Their inspection only revealed a few things, but they were costly and time consuming--which is a bad combination. We spent seemingly hours every day on the phone with contractors in Virginia. There was some water damage behind the wall tiles in one of the bathrooms that needed to be fixed. Which required tearing out all the tile, fixing the wall, fixing the drywall, and replacing the tile. Not cheap. There was also some erosion-type activity on one corner of the yard, that had to be inspected by a certified erosion specialist and then had to be fixed by a licensed erosion landscaping company. Not cheap.

Keep in mind, too, that these were projects we had to track every single day. Paperwork, emails, phone calls, consulting with our realtor so he could consult with the buyer's realtor because the buyers should pick out the bathroom tile, since it was about to be their house. They should pick out the new landscaping rocks since it was about to be their house. But, you know, we were footing the bill. And, you know, they could still back out at any time.

Although none of these types of improvements are rare when selling a house, as the weeks went by it began to feel like we were paying to customize the house for the buyers. Every request and question and comment began to grate. And our attitudes, understandably, got worse and worse.

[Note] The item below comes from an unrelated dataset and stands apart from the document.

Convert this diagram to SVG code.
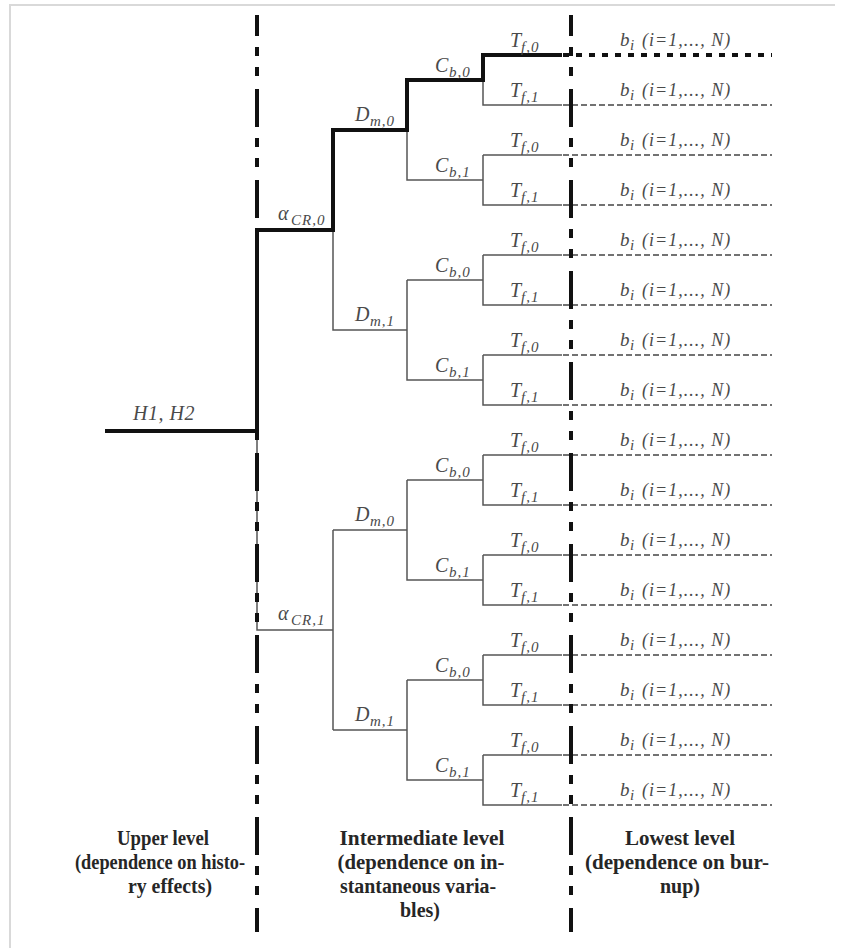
<svg xmlns="http://www.w3.org/2000/svg" width="847" height="948" viewBox="0 0 847 948">
<style>
.lbl{font-family:"Liberation Serif","Times New Roman",serif;font-style:italic;font-size:20px;fill:#4a4a4a}
.sub{font-size:15px;letter-spacing:1px}
.bl{font-size:18px;letter-spacing:1px}
.bb{font-size:19px}
.cap{font-family:"Liberation Serif","Times New Roman",serif;font-weight:bold;font-size:20px;fill:#262626;text-anchor:middle}
.thin{fill:none;stroke:#555;stroke-width:1.5}
.thick{fill:none;stroke:#111;stroke-width:4;stroke-linejoin:miter}
.dash{fill:none;stroke:#444;stroke-width:1.5;stroke-dasharray:6 3}
.dot{fill:none;stroke:#111;stroke-width:4;stroke-dasharray:6 7}
.sep{fill:none;stroke:#111;stroke-width:4;stroke-dasharray:38 11 9 11 9 13;stroke-dashoffset:17}
.frame{fill:none;stroke:#d9d9d9;stroke-width:2}
</style>
<path class="frame" d="M10,948V5H835"/>
<g id="connectors">
<path class="thin" d="M257,431V630H333 M333,130V330H407 M333,530V730 M333,530H407 M333,730H407 M407,80V180H483 M407,280V380H483 M407,280H483 M407,480V580H483 M407,480H483 M407,680V780H483 M407,680H483 M483,55V105H562 M483,155V205H562 M483,155H562 M483,255V305H562 M483,255H562 M483,355V405H562 M483,355H562 M483,455V505H562 M483,455H562 M483,555V605H562 M483,555H562 M483,655V705H562 M483,655H562 M483,755V805H562 M483,755H562"/>
<path class="dash" d="M563,105H772 M563,155H772 M563,205H772 M563,255H772 M563,305H772 M563,355H772 M563,405H772 M563,455H772 M563,505H772 M563,555H772 M563,605H772 M563,655H772 M563,705H772 M563,755H772 M563,805H772"/>
<path class="dot" d="M563,55H772"/>
<path class="sep" d="M257,15V932"/>
<path class="sep" d="M571,15V932"/>
<path class="thick" d="M105,431H257V230H333V130H407V80H483V55H562"/>
</g>
<g id="node-H"><text class="lbl" x="133" y="420" style="letter-spacing:0.5px">H1, H2</text></g>
<g id="node-aCR0"><text class="lbl" x="278" y="220">α<tspan class="sub" x="291" y="225">CR,0</tspan></text></g>
<g id="node-aCR1"><text class="lbl" x="278" y="620">α<tspan class="sub" x="291" y="625">CR,1</tspan></text></g>
<g id="node-Dm0a"><text class="lbl" x="355" y="121">D<tspan class="sub" x="370" y="126">m,0</tspan></text></g>
<g id="node-Dm1a"><text class="lbl" x="355" y="321">D<tspan class="sub" x="370" y="326">m,1</tspan></text></g>
<g id="node-Dm0b"><text class="lbl" x="355" y="521">D<tspan class="sub" x="370" y="526">m,0</tspan></text></g>
<g id="node-Dm1b"><text class="lbl" x="355" y="721">D<tspan class="sub" x="370" y="726">m,1</tspan></text></g>
<g id="node-Cb0a"><text class="lbl" x="435" y="72">C<tspan class="sub" x="449" y="77">b,0</tspan></text></g>
<g id="node-Cb1a"><text class="lbl" x="435" y="172">C<tspan class="sub" x="449" y="177">b,1</tspan></text></g>
<g id="node-Cb0b"><text class="lbl" x="435" y="272">C<tspan class="sub" x="449" y="277">b,0</tspan></text></g>
<g id="node-Cb1b"><text class="lbl" x="435" y="372">C<tspan class="sub" x="449" y="377">b,1</tspan></text></g>
<g id="node-Cb0c"><text class="lbl" x="435" y="472">C<tspan class="sub" x="449" y="477">b,0</tspan></text></g>
<g id="node-Cb1c"><text class="lbl" x="435" y="572">C<tspan class="sub" x="449" y="577">b,1</tspan></text></g>
<g id="node-Cb0d"><text class="lbl" x="435" y="672">C<tspan class="sub" x="449" y="677">b,0</tspan></text></g>
<g id="node-Cb1d"><text class="lbl" x="435" y="772">C<tspan class="sub" x="449" y="777">b,1</tspan></text></g>
<g id="leaves-T">
<text class="lbl" x="510" y="47">T<tspan class="sub" x="521" y="52">f,0</tspan></text>
<text class="lbl" x="510" y="97">T<tspan class="sub" x="521" y="102">f,1</tspan></text>
<text class="lbl" x="510" y="147">T<tspan class="sub" x="521" y="152">f,0</tspan></text>
<text class="lbl" x="510" y="197">T<tspan class="sub" x="521" y="202">f,1</tspan></text>
<text class="lbl" x="510" y="247">T<tspan class="sub" x="521" y="252">f,0</tspan></text>
<text class="lbl" x="510" y="297">T<tspan class="sub" x="521" y="302">f,1</tspan></text>
<text class="lbl" x="510" y="347">T<tspan class="sub" x="521" y="352">f,0</tspan></text>
<text class="lbl" x="510" y="397">T<tspan class="sub" x="521" y="402">f,1</tspan></text>
<text class="lbl" x="510" y="447">T<tspan class="sub" x="521" y="452">f,0</tspan></text>
<text class="lbl" x="510" y="497">T<tspan class="sub" x="521" y="502">f,1</tspan></text>
<text class="lbl" x="510" y="547">T<tspan class="sub" x="521" y="552">f,0</tspan></text>
<text class="lbl" x="510" y="597">T<tspan class="sub" x="521" y="602">f,1</tspan></text>
<text class="lbl" x="510" y="647">T<tspan class="sub" x="521" y="652">f,0</tspan></text>
<text class="lbl" x="510" y="697">T<tspan class="sub" x="521" y="702">f,1</tspan></text>
<text class="lbl" x="510" y="747">T<tspan class="sub" x="521" y="752">f,0</tspan></text>
<text class="lbl" x="510" y="797">T<tspan class="sub" x="521" y="802">f,1</tspan></text>
</g>
<g id="leaves-b">
<text class="lbl bb" x="620" y="46">b<tspan class="sub" x="630" y="50">i</tspan><tspan class="bl" x="642" y="46">(i=1,..., N)</tspan></text>
<text class="lbl bb" x="620" y="96">b<tspan class="sub" x="630" y="100">i</tspan><tspan class="bl" x="642" y="96">(i=1,..., N)</tspan></text>
<text class="lbl bb" x="620" y="146">b<tspan class="sub" x="630" y="150">i</tspan><tspan class="bl" x="642" y="146">(i=1,..., N)</tspan></text>
<text class="lbl bb" x="620" y="196">b<tspan class="sub" x="630" y="200">i</tspan><tspan class="bl" x="642" y="196">(i=1,..., N)</tspan></text>
<text class="lbl bb" x="620" y="246">b<tspan class="sub" x="630" y="250">i</tspan><tspan class="bl" x="642" y="246">(i=1,..., N)</tspan></text>
<text class="lbl bb" x="620" y="296">b<tspan class="sub" x="630" y="300">i</tspan><tspan class="bl" x="642" y="296">(i=1,..., N)</tspan></text>
<text class="lbl bb" x="620" y="346">b<tspan class="sub" x="630" y="350">i</tspan><tspan class="bl" x="642" y="346">(i=1,..., N)</tspan></text>
<text class="lbl bb" x="620" y="396">b<tspan class="sub" x="630" y="400">i</tspan><tspan class="bl" x="642" y="396">(i=1,..., N)</tspan></text>
<text class="lbl bb" x="620" y="446">b<tspan class="sub" x="630" y="450">i</tspan><tspan class="bl" x="642" y="446">(i=1,..., N)</tspan></text>
<text class="lbl bb" x="620" y="496">b<tspan class="sub" x="630" y="500">i</tspan><tspan class="bl" x="642" y="496">(i=1,..., N)</tspan></text>
<text class="lbl bb" x="620" y="546">b<tspan class="sub" x="630" y="550">i</tspan><tspan class="bl" x="642" y="546">(i=1,..., N)</tspan></text>
<text class="lbl bb" x="620" y="596">b<tspan class="sub" x="630" y="600">i</tspan><tspan class="bl" x="642" y="596">(i=1,..., N)</tspan></text>
<text class="lbl bb" x="620" y="646">b<tspan class="sub" x="630" y="650">i</tspan><tspan class="bl" x="642" y="646">(i=1,..., N)</tspan></text>
<text class="lbl bb" x="620" y="696">b<tspan class="sub" x="630" y="700">i</tspan><tspan class="bl" x="642" y="696">(i=1,..., N)</tspan></text>
<text class="lbl bb" x="620" y="746">b<tspan class="sub" x="630" y="750">i</tspan><tspan class="bl" x="642" y="746">(i=1,..., N)</tspan></text>
<text class="lbl bb" x="620" y="796">b<tspan class="sub" x="630" y="800">i</tspan><tspan class="bl" x="642" y="796">(i=1,..., N)</tspan></text>
</g>
<g id="caption-upper">
<text class="cap" x="163" y="845" textLength="92" lengthAdjust="spacingAndGlyphs">Upper level</text>
<text class="cap" x="160" y="869" textLength="170" lengthAdjust="spacingAndGlyphs">(dependence on histo-</text>
<text class="cap" x="170" y="893" textLength="84" lengthAdjust="spacingAndGlyphs">ry effects)</text>
</g>
<g id="caption-intermediate">
<text class="cap" x="422" y="845" textLength="165" lengthAdjust="spacingAndGlyphs">Intermediate level</text>
<text class="cap" x="421" y="869" textLength="167" lengthAdjust="spacingAndGlyphs">(dependence on in-</text>
<text class="cap" x="418" y="893" textLength="156" lengthAdjust="spacingAndGlyphs">stantaneous varia-</text>
<text class="cap" x="420" y="917">bles)</text>
</g>
<g id="caption-lowest">
<text class="cap" x="680" y="845" textLength="110" lengthAdjust="spacingAndGlyphs">Lowest level</text>
<text class="cap" x="677" y="869" textLength="184" lengthAdjust="spacingAndGlyphs">(dependence on bur-</text>
<text class="cap" x="680" y="893">nup)</text>
</g>
</svg>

All of July and August sucked. That's all I can say about that. September hasn't been remarkable, but it's starting to look up. :)


All I can say is that the expense was shocking. It was way, way more expensive than we ever dreamed, and although the house sale did turn a profit, all of that "profit" went to pay everyone (and apparently everyone's brother as well) who even had a bit part to play in the house sale. We've never seen so many people come out of the woodwork asking for money for...well, everything.

So, not only were we not making any money, but we weren't breaking even. And we were reminded of it several times a day, constantly with the emails and phone calls and questions and paperwork and more questions.

And then. Then it was discovered that a pipe had burst, unbeknownst to anyone, under the back of the house. It needed to be fixed, which would require drilling through the basement floor and digging under the back of the house, and - you guessed it! - it was not cheap. And of course, no one involved (including two house inspectors, two national plumbing companies, and a home owner's insurance rep) had ever seen or heard of anything like that happening before.

So. The house is sold. We wanted to sell it this summer and we did. We can now get our feet underneath us and plan a vacation for next summer. But we both still have nightmares that we're back in the middle of it. Whenever we get a random call from our realtor or some type of unexpected email, our hearts skip a beat. The truly unfortunate thing is that we loved that house--it was our first house--but it became such a pain and such a financial burden at the end that it is very difficult to think past that. Maybe in the future...but if so, it'll be a LONG time.